The folder "Lecture" contains the lecture from this session.
-
For getting started, copy all data from the folder "Day2Afternon" to your folder in the project area in SAGA
cd /cluster/projects/nn9458k/phylogenomics/$YOURNAME cp -r ../week1/Day2Afternoon . cd Day2Afternoon
-
From the concatenation this morning we have a concatenated dataset in fasta format as well as a corresponding partition file. However, here we will proceed with the original orthologous files from the study, so that it is only a subset of the files they used and not something new. These files are already provided in the folder. However, the FASconCAT output fotmat is a bit different from the input format needed for MARE. Therefore, we first must change it.
sed "s/DNA,/charset/" < Matrix_original_supermatrix_partition.txt | sed "s/$/ ;/" > Matrix_original_supermatrix_partition_MARE.txt
-
We need the program MARE.
wget http://software.zfmk.de/MARE_v0.1.2-rc.zip unzip MARE_v0.1.2-rc.zip cd MARE_v0.1.2-rc/ make cd ../
-
For the matrix reduction, we will run MARE with different settings for -d and -t to test their influence on the exclusion of taxa and loci
sbatch sbatch_MARE.sh
-
Next we want to see what effect this has on the tree reconstruction
-
Copy the file "sbatch_Supermatrix_MARE_tree.sh" to the three results folders
-
Change them so that they fit to appropriate fasta file (check the MARE manual in the Lecture folder or at the link above for this; what name has the reduced supermatrix?)
-
Submit the sbatch files
-
-
Next will calculate the average bootstrap support for each orthologous loci included in the original dataset
-
Copy the .treefile files of the first 100 loci from the excerise of this morning to the folder "Day2Afternoon"
-
"sbatch sbatch_TreSpEx_AveBoot.sh" from the folder "Day2Afternoon"
-
-
Let's take a look at the values
cat Average_BS_perPartition.txt cut -f2 Average_BS_perPartition.txt | sort
-
Now we extract all files, which have an average bootstrap support above 70
awk -F" " '{if($2>70)print$1}' < Average_BS_perPartition.txt | sed "s/fas.treefile/fas/" > Average_BS_above70.txt mkdir Above70 while read LINE; do cp ../Day2Morning/SingleGenes/$LINE Above70; done < Average_BS_above70.txt
-
Now we need to concatenate these again and run a tree reconstruction of the new supernatrix
cd Above70
- Copy FASconCAT-G to this folder as well as the "sbatch_Concatenation.sh" we used yesterday (see yesterday's exercise for this)

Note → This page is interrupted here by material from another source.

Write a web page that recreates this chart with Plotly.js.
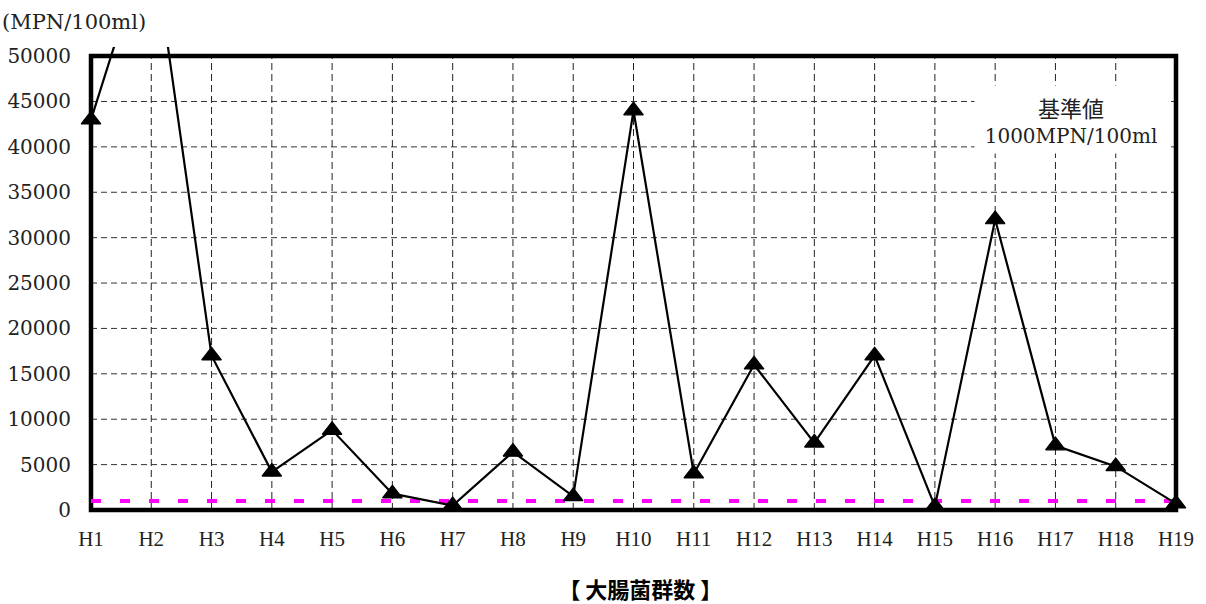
<!DOCTYPE html>
<html>
<head>
<meta charset="utf-8">
<script src="https://cdn.plot.ly/plotly-3.0.1.min.js"></script>
<style>
  html, body { margin: 0; padding: 0; background: #fff; }
  #chart { width: 1206px; height: 604px; }
</style>
</head>
<body>
<div id="chart"></div>
<script>
// Coliform counts (MPN/100ml) by survey year
const categories = ['H1', 'H2', 'H3', 'H4', 'H5', 'H6', 'H7', 'H8', 'H9', 'H10',
                    'H11', 'H12', 'H13', 'H14', 'H15', 'H16', 'H17', 'H18', 'H19'];
const counts = [43000, 64000, 17000, 4200, 8800, 1800, 500, 6400, 1500, 44000,
                4000, 16000, 7400, 17000, 400, 32000, 7100, 4800, 700];
const STANDARD = 1000;   // reference value, MPN/100ml
const yTicks = [0, 5000, 10000, 15000, 20000, 25000, 30000, 35000, 40000, 45000, 50000];
const yMax = 50000;

const serif = '"DejaVu Serif", "Liberation Serif", serif';
const serifX = '"Liberation Serif", "DejaVu Serif", serif';
const cjk = '"Noto Sans CJK JP", "Noto Sans", sans-serif';

// small padding around the frame so its heavy border is not clipped
const xPad = 0.0664;
const yPadLow = -441;
const yTop = 51000;

const traces = [
  {
    type: 'scatter',
    mode: 'lines',
    x: categories,
    y: categories.map(() => STANDARD),
    line: { color: '#ff00ff', width: 4, dash: '10px,19px' },
    hoverinfo: 'skip',
    showlegend: false
  },
  {
    type: 'scatter',
    mode: 'lines+markers',
    x: categories,
    y: counts,
    line: { color: '#000', width: 2.2 },
    marker: { symbol: 'triangle-up', size: 17, color: '#000', line: { color: '#000', width: 1.2 } },
    cliponaxis: false,
    showlegend: false
  }
];

// dashed grid, kept inside the frame
const shapes = categories.slice(1, -1).map(c => ({
  type: 'line', xref: 'x', yref: 'y', layer: 'between',
  x0: c, x1: c, y0: 0, y1: yMax,
  line: { color: '#222', width: 1, dash: '7px,4px' }
}));
yTicks.slice(1, -1).forEach(v => shapes.push({
  type: 'line', xref: 'x', yref: 'y', layer: 'between',
  x0: categories[0], x1: categories[categories.length - 1], y0: v, y1: v,
  line: { color: '#333', width: 1, dash: '6px,4px' }
}));
// heavy plot frame
shapes.push({
  type: 'rect', xref: 'x', yref: 'y', layer: 'between',
  x0: categories[0], x1: categories[categories.length - 1], y0: 0, y1: yMax,
  line: { color: '#000', width: 4.5 }, fillcolor: 'rgba(0,0,0,0)'
});

const layout = {
  width: 1206,
  height: 604,
  margin: { l: 87, r: 26, t: 47, b: 90 },
  paper_bgcolor: '#fff',
  plot_bgcolor: '#fff',
  title: {
    text: '<b>【 大腸菌群数 】</b>',
    font: { family: cjk, size: 22, color: '#000' },
    xref: 'container', yref: 'container',
    x: 0.531, y: 0.022, xanchor: 'center', yanchor: 'middle'
  },
  xaxis: {
    type: 'category',
    range: [-xPad, categories.length - 1 + xPad],
    showgrid: false,
    zeroline: false,
    showline: false,
    ticks: '',
    ticklabelstandoff: 10,
    tickfont: { family: serifX, size: 21, color: '#222' },
    fixedrange: true
  },
  yaxis: {
    range: [yPadLow, yTop],
    tickvals: yTicks,
    ticktext: yTicks.map(String),
    showgrid: false,
    zeroline: false,
    showline: false,
    ticks: '',
    ticklabelstandoff: 15,
    tickfont: { family: serif, size: 20, color: '#222' },
    fixedrange: true
  },
  shapes: shapes,
  annotations: [
    {
      xref: 'paper', yref: 'paper',
      x: -0.0796, y: 1.054, xanchor: 'left', yanchor: 'middle',
      text: '(MPN/100ml)', showarrow: false,
      font: { family: serif, size: 21, color: '#222' }
    },
    {
      xref: 'paper', yref: 'paper',
      x: 0.9005, y: 0.845, xanchor: 'center', yanchor: 'middle',
      text: '<span style="font-family:' + cjk.replace(/"/g, "'") + ';font-size:22px">基準値</span><br>1000MPN/100ml',
      showarrow: false,
      bgcolor: '#fff', borderpad: 0,
      width: 192, height: 67,
      font: { family: serif, size: 20, color: '#222' }
    }
  ]
};

Plotly.newPlot('chart', traces, layout, { staticPlot: true, displayModeBar: false });
</script>
</body>
</html>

- Modify the .sh-file to suite your needs now
sbatch sbatch_Concatenation.sh
-
When it is done, run a tree reconstruction again on the supermatrix as explained above in point 5 (the concatenated files should be in the folder "Supermatrix"); I would suggest to rename "sbatch_Supermatrix_MARE_tree.sh" to "sbatch_Supermatrix_AveBoot_tree.sh"
The folder "Results" contains the most important results from this session.